高度経済成長によって盛り上がっていた経済活動は、オイルショックによって大きく後退することになりました。

オイルショックを象徴する出来事になった

教科書に載るトイレットペーパー買い占め騒動

トイレットペーパー買い占め騒動はオイルショックを象徴する出来事になりました。

人々がトイレットペーパーを買い求める様子や、がらんとしたスーパーの陳列棚の写真は何度もニュースで放映されたり新聞に掲載されたりしたため、トイレットペーパー買い占めと言えばオイルショックを思い出す人も多いのではないでしょうか。

現在では文部科学省検定済教科書にも「オイルショックを象徴する一場面」として紹介されるなど、直接オイルショックを知らない世代にも象徴として認識されつつあります。

オイルショック以降のトイレットペーパー買い占め騒動

2011年3月ー東日本大震災の発生

東日本大震災

2011年3月11日に東北と関東を襲った東日本大震災の発生時にも、首都圏を中心にトイレットペーパーをはじめとする生活物資の買い占めが起こっています。

地震発生以降、コンビニやスーパー、飲料の自動販売機から食料や水が消え、ガソリンスタンドには長蛇の列が出来ました。
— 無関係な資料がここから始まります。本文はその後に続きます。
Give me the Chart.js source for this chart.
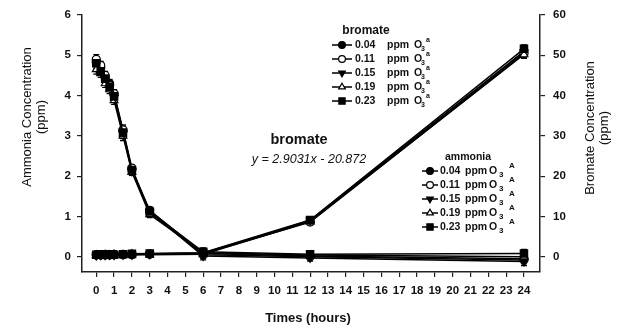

宮城県石巻市にある日本製紙石巻工場も大きな被害を受けたため、紙不足が噂になりティッシュペーパーやトイレットペーパーの買い占めが起こりました。

2020年2月ー新型コロナウイルスの流行

新型コロナウイルスの流行によりマスクをする人々

2020年2月から続く新型コロナウイルスの流行の発生初期にも、トイレットペーパーの買い占めが起こっています。

「トイレットペーパーの製造元が中国で、今後品薄になる」というデマがSNSを中心に広まったことと緊急事態宣言も相まって、あっという間に店頭からトイレットペーパーは消え去りました。デマが正されイオンなどの販売店が十分に在庫があることをアピールしましたが、品薄は春先まで続きました。

日本に限らず世界中で似たような情報がインターネット上に流れ、台湾や香港、オーストラリアやアメリカでも買い占めが起こっています。

トイレットペーパー買い占め騒動に関するまとめ

いかがでしたか?

不安と集団心理が生み出したトイレットペーパー買い占め騒動は、私たちの心理的に弱い部分が暴き出された結果です。「なくなったらどうしよう」「大丈夫だとは思うけどみんな買っているし」といった不安からデマに踊らされて、買い占めという行動に出てしまうのでしょう。

情報が多い時代だからこそ、しっかりと自分で見極め考える必要があるのではないでしょうか。